Vicini called upon Jesuit values, such as caring for others and reactions to injustice, when discussing his work and his thoughts on climate change. Care for others, the health of others, and a common world have been important to him in consideration of the problem of climate change, he said.

The talk transitioned to the grim possibility of a future where no action is taken to reduce carbon emissions entering the atmosphere. Shakun addressed the audience, saying that if one of them were to be dropped into the year 2100—a setting in which the planet is 4 degrees Celcius warmer—it would be totally unrecognizable and disorienting.

The climate in Boston would be the same as that in Virginia, and the climate in Virginia would be the same as that in north Florida, he said.

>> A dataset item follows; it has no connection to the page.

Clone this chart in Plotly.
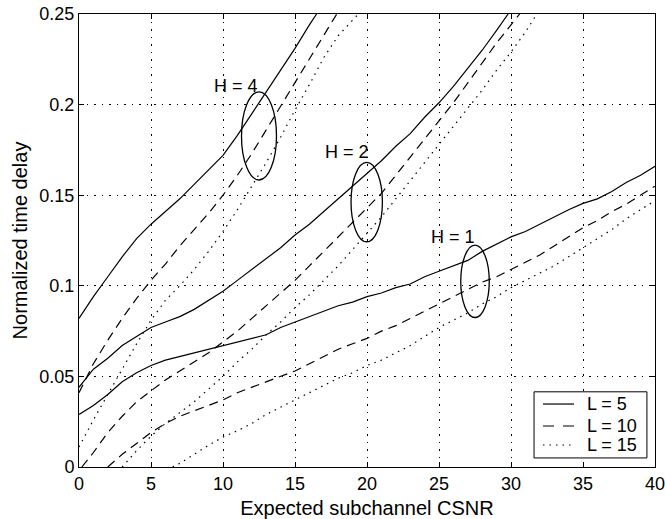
import plotly.graph_objects as go

# ---------------- data ----------------
# H = 4
h4_l5_x = [0, 1, 2, 3, 4, 5, 6, 7, 8, 9, 10, 11, 12, 13, 14, 15, 16, 16.5]
h4_l5_y = [0.082, 0.094, 0.105, 0.116, 0.126, 0.134, 0.141, 0.148, 0.156, 0.164, 0.172,
           0.183, 0.195, 0.207, 0.219, 0.231, 0.244, 0.250]
h4_l10_x = [0, 1, 2, 3, 4, 5, 6, 7, 8, 9, 10, 11, 12, 13, 14, 15, 16, 17, 17.9]
h4_l10_y = [0.041, 0.057, 0.070, 0.082, 0.093, 0.103, 0.112, 0.122, 0.131, 0.140, 0.150,
            0.161, 0.173, 0.186, 0.199, 0.212, 0.225, 0.238, 0.250]
h4_l15_x = [0, 1, 2, 3, 4, 5, 6, 7, 8, 9, 10, 11, 12, 13, 14, 15, 16, 17, 18, 19, 19.4]
h4_l15_y = [0.011, 0.026, 0.040, 0.054, 0.068, 0.081, 0.092, 0.100, 0.109, 0.119, 0.130,
            0.142, 0.155, 0.168, 0.182, 0.197, 0.211, 0.226, 0.238, 0.247, 0.250]

# H = 2
h2_l5_x = [0, 1, 2, 3, 4, 5, 6, 7, 8, 9, 10, 11, 12, 13, 14, 15, 16, 17, 18, 19, 20,
           21, 22, 23, 24, 25, 26, 27, 28, 29, 29.8]
h2_l5_y = [0.044, 0.054, 0.060, 0.067, 0.072, 0.077, 0.080, 0.083, 0.087, 0.092, 0.097,
           0.103, 0.109, 0.115, 0.121, 0.128, 0.134, 0.141, 0.148, 0.155, 0.162,
           0.169, 0.177, 0.184, 0.193, 0.201, 0.210, 0.220, 0.230, 0.241, 0.250]
h2_l10_x = [0.2, 1, 2, 3, 4, 5, 6, 7, 8, 9, 10, 11, 12, 13, 14, 15, 16, 17, 18, 19, 20,
            21, 22, 23, 24, 25, 26, 27, 28, 29, 30, 30.6]
h2_l10_y = [0.000, 0.008, 0.019, 0.028, 0.036, 0.042, 0.048, 0.053, 0.058, 0.063, 0.069,
            0.075, 0.082, 0.089, 0.096, 0.103, 0.111, 0.119, 0.127, 0.135, 0.143,
            0.151, 0.161, 0.171, 0.181, 0.191, 0.201, 0.212, 0.223, 0.234, 0.244, 0.250]
h2_l15_x = [3, 4, 5, 6, 7, 8, 9, 10, 11, 12, 13, 14, 15, 16, 17, 18, 19, 20,
            21, 22, 23, 24, 25, 26, 27, 28, 29, 30, 31, 31.8]
h2_l15_y = [0.000, 0.009, 0.017, 0.024, 0.030, 0.036, 0.043, 0.050, 0.058, 0.065, 0.073,
            0.080, 0.088, 0.095, 0.103, 0.111, 0.120, 0.129, 0.138, 0.148, 0.158,
            0.168, 0.178, 0.188, 0.198, 0.208, 0.219, 0.229, 0.240, 0.250]

# H = 1
h1_l5_x = list(range(0, 41))
h1_l5_y = [0.029, 0.034, 0.040, 0.047, 0.052, 0.056, 0.059, 0.061, 0.063, 0.065, 0.067,
           0.069, 0.071, 0.073, 0.077, 0.080, 0.083, 0.086, 0.089, 0.091, 0.094,
           0.096, 0.099, 0.101, 0.105, 0.108, 0.111, 0.114, 0.119, 0.123, 0.127,
           0.130, 0.134, 0.138, 0.142, 0.1455, 0.148, 0.152, 0.157, 0.161, 0.166]
h1_l10_x = [2] + list(range(3, 41))
h1_l10_y = [0.000, 0.007, 0.013, 0.019, 0.024, 0.028, 0.031, 0.034, 0.037,
            0.041, 0.044, 0.047, 0.050, 0.053, 0.057, 0.061, 0.065, 0.068, 0.071,
            0.075, 0.078, 0.082, 0.086, 0.090, 0.094, 0.098, 0.102, 0.105, 0.109,
            0.113, 0.117, 0.122, 0.127, 0.132, 0.136, 0.141, 0.145, 0.150, 0.155]
h1_l15_x = [6.5] + list(range(7, 41))
h1_l15_y = [0.000, 0.002, 0.007, 0.012, 0.0165, 0.020, 0.024, 0.029, 0.033, 0.037,
            0.041, 0.045, 0.049, 0.052, 0.056, 0.059, 0.063, 0.067, 0.072, 0.077,
            0.081, 0.085, 0.090, 0.094, 0.099, 0.103, 0.107, 0.111, 0.116, 0.121,
            0.126, 0.131, 0.137, 0.142, 0.147]

legend_labels = ["L = 5", "L = 10", "L = 15"]

# group annotations (labels and ellipses)
group_labels = ["H = 4", "H = 2", "H = 1"]
label_x = [10.9, 18.6, 26.0]
label_y = [0.210, 0.174, 0.127]
ellipse_cx = [12.5, 19.98, 27.5]
ellipse_cy = [0.1827, 0.1462, 0.1025]
ellipse_rx = [1.215, 1.09, 0.99]
ellipse_ry = [0.0243, 0.0219, 0.0200]

x_ticks = [0, 5, 10, 15, 20, 25, 30, 35, 40]
y_ticks = [0, 0.05, 0.1, 0.15, 0.2, 0.25]
y_tick_text = ["0", "0.05", "0.1", "0.15", "0.2", "0.25"]

# ---------------- figure ----------------
FONT = "Liberation Sans, Arial, Helvetica, sans-serif"
styles = {"L = 5": "solid", "L = 10": "9px,6px", "L = 15": "1.5px,5px"}
legend_styles = {"L = 5": "solid", "L = 10": "11px,9px", "L = 15": "1.5px,5px"}

curves = [
    ("L = 5", h4_l5_x, h4_l5_y), ("L = 10", h4_l10_x, h4_l10_y), ("L = 15", h4_l15_x, h4_l15_y),
    ("L = 5", h2_l5_x, h2_l5_y), ("L = 10", h2_l10_x, h2_l10_y), ("L = 15", h2_l15_x, h2_l15_y),
    ("L = 5", h1_l5_x, h1_l5_y), ("L = 10", h1_l10_x, h1_l10_y), ("L = 15", h1_l15_x, h1_l15_y),
]

fig = go.Figure()
for name, xs, ys in curves:
    fig.add_trace(go.Scatter(
        x=xs, y=ys, mode="lines", name=name, showlegend=False,
        line=dict(color="black", width=1.2, dash=styles[name]),
    ))

for cx, cy, rx, ry in zip(ellipse_cx, ellipse_cy, ellipse_rx, ellipse_ry):
    fig.add_shape(type="circle", xref="x", yref="y",
                  x0=cx - rx, x1=cx + rx, y0=cy - ry, y1=cy + ry,
                  line=dict(color="black", width=1.3))

for txt, lx, ly in zip(group_labels, label_x, label_y):
    fig.add_annotation(x=lx, y=ly, xref="x", yref="y", text=txt, showarrow=False,
                       font=dict(family=FONT, size=18, color="black"))

# legend box (MATLAB style), drawn in paper coordinates
LEG_X0, LEG_X1, LEG_Y0, LEG_Y1 = 0.790, 0.986, 0.020, 0.166
LEG_ROWS = [0.139, 0.0905, 0.0486]
LEG_LINE_X0, LEG_LINE_X1, LEG_TEXT_X = 0.8056, 0.8594, 0.8785
fig.add_shape(type="rect", xref="paper", yref="paper",
              x0=LEG_X0, x1=LEG_X1, y0=LEG_Y0, y1=LEG_Y1,
              line=dict(color="black", width=1), fillcolor="white", layer="above")
for lab, ry in zip(legend_labels, LEG_ROWS):
    fig.add_shape(type="line", xref="paper", yref="paper",
                  x0=LEG_LINE_X0, x1=LEG_LINE_X1, y0=ry, y1=ry, layer="above",
                  line=dict(color="black", width=1.2, dash=legend_styles[lab]))
    fig.add_annotation(x=LEG_TEXT_X, y=ry, xref="paper", yref="paper", text=lab,
                       showarrow=False, xanchor="left", yanchor="middle",
                       font=dict(family=FONT, size=18, color="black"))

axis_common = dict(
    showline=True, linecolor="black", linewidth=1, mirror="ticks",
    ticks="inside", ticklen=5, tickcolor="black", tickwidth=1,
    showgrid=True, gridcolor="black", gridwidth=1, griddash="1.5px,6px",
    zeroline=False, tickfont=dict(family=FONT, size=18, color="black"),
    ticklabeloverflow="allow",
)

fig.update_xaxes(range=[0, 40], tickvals=x_ticks, **axis_common,
                 title=dict(text="Expected subchannel CSNR",
                            font=dict(family=FONT, size=20, color="black"), standoff=8))
fig.update_yaxes(range=[0, 0.25], tickvals=y_ticks, ticktext=y_tick_text, **axis_common,
                 title=dict(text="Normalized time delay",
                            font=dict(family=FONT, size=20, color="black"), standoff=6))

fig.update_layout(
    width=665, height=519,
    margin=dict(l=79, r=10, t=14, b=52, autoexpand=False),
    paper_bgcolor="white", plot_bgcolor="white",
    font=dict(family=FONT, size=18, color="black"),
    showlegend=False,
)

fig.write_html("out.html", config={"displayModeBar": False},
               post_script="document.body.style.margin='0px';document.body.style.overflow='hidden';")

He added that the North Pole would be completely devoid of ice in the summers.

Schor traced the reasons behind policy inaction back to monetary motivations.

“We have to identify the interests within business and government, which have been stomping a path to decarbonization,” she said. “There’s a part of it to me that’s incomprehensible—that you would rather burn up the world, burn up any possibility of a decent future for your own children, and their grandchildren and their children, just so you could make more money—having already made the most phenomenal levels of money in all human history?”

Schor said that companies can pervert the conversation about climate change through outright denying it exists and mischaracterizing what the Green New Deal and climate movement are about.

Schor mentioned the concept of unburnable carbon, which refers to sources of fossil fuel energy that can’t be used if the world is to stick to a certain carbon budget.

“A lot of the known reserves of fossil fuels which are on the books of companies now can never be burned,” Schor said. “If we do burn those, it does mean that we are going to that future of hell.”